• DATA:
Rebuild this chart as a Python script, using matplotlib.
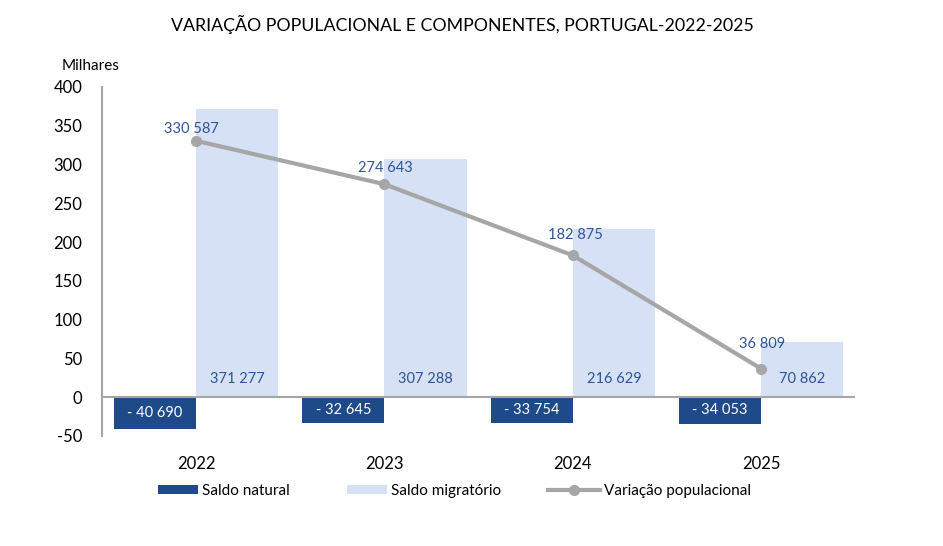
import numpy as np
import matplotlib.pyplot as plt

plt.rcParams['font.family'] = ['Lato', 'DejaVu Sans']
plt.rcParams['axes.unicode_minus'] = False

anos = ['2022', '2023', '2024', '2025']
saldo_natural = [-40690, -32645, -33754, -34053]
saldo_migratorio = [371277, 307288, 216629, 70862]
variacao = [330587, 274643, 182875, 36809]

# deslocamento dos rótulos da linha (pontos)
desloc_x = [-3, 0.7, 2, 0.7]
desloc_y = [8.6, 11.5, 14.4, 18]

def fmt(v):
    s = '{:,}'.format(abs(v)).replace(',', ' ')
    return '- ' + s if v < 0 else s

azul = '#1F4A8A'
azul_claro = '#D6E1F5'
cinza = '#A6A6A6'
texto = '#2F5597'

x = np.arange(len(anos))
w = 0.436
nat = np.array(saldo_natural) / 1000
mig = np.array(saldo_migratorio) / 1000
var = np.array(variacao) / 1000

fig = plt.figure(figsize=(9.43, 5.46), dpi=100)
ax = fig.add_axes([0.108, 0.2015, 0.799, 0.6392])

b1 = ax.bar(x - w/2, nat, w, color=azul, label='Saldo natural', zorder=2)
b2 = ax.bar(x + w/2, mig, w, color=azul_claro, label='Saldo migratório', zorder=1)
l1, = ax.plot(x, var, color=cinza, lw=3, marker='o', ms=7, label='Variação populacional', zorder=4)
ax.axhline(0, color=cinza, lw=1.5, zorder=3)

for xi, v in zip(x, saldo_natural):
    ax.text(xi - w/2, v / 2000, fmt(v), color='white', ha='center', va='center', fontsize=10.5, zorder=5)
for xi, v in zip(x, saldo_migratorio):
    ax.annotate(fmt(v), (xi + w/2, 0), xytext=(0, 13), textcoords='offset points',
                color=texto, ha='center', va='center', fontsize=10.5, zorder=5)
for xi, v, dx, dy in zip(x, variacao, desloc_x, desloc_y):
    ax.annotate(fmt(v), (xi, v / 1000), xytext=(dx, dy), textcoords='offset points',
                color=texto, ha='center', va='center', fontsize=10.5, zorder=5)

ax.set_xlim(-0.5, 3.5)
ax.set_ylim(-50, 400)
ax.set_yticks(range(-50, 401, 50))
ax.set_xticks(x)
ax.set_xticklabels(anos)
ax.tick_params(axis='both', length=0, labelsize=12)
ax.tick_params(axis='x', pad=14.5)
ax.tick_params(axis='y', pad=14)
for s in ['top', 'right', 'bottom']:
    ax.spines[s].set_visible(False)
ax.spines['left'].set_color(cinza)
ax.spines['left'].set_linewidth(1.5)

fig.text(0.065, 0.879, 'Milhares', fontsize=11, va='center')
fig.text(0.49, 0.955, 'VARIAÇÃO POPULACIONAL E COMPONENTES, PORTUGAL-2022-2025',
         ha='center', va='center', fontsize=12.8)

# legendas separadas para posicionar cada entrada
for h, x0, hl in [(b1, 158, 2.6), (b2, 347, 2.6), (l1, 548, 3.4)]:
    lg = fig.legend(handles=[h], loc='center left', bbox_to_anchor=(x0 / 943, 1 - 491 / 546),
                    frameon=False, fontsize=11, handlelength=hl, handleheight=0.6,
                    handletextpad=0.25, borderpad=0, borderaxespad=0)

fig.savefig('out.png', dpi=100)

• SET EXERCISE: Which lines hold the string "matplotlib"? List them all.

• OUTPUT OF THE TASK:
Rebuild this chart as a Python script, using matplotlib.
import matplotlib.pyplot as plt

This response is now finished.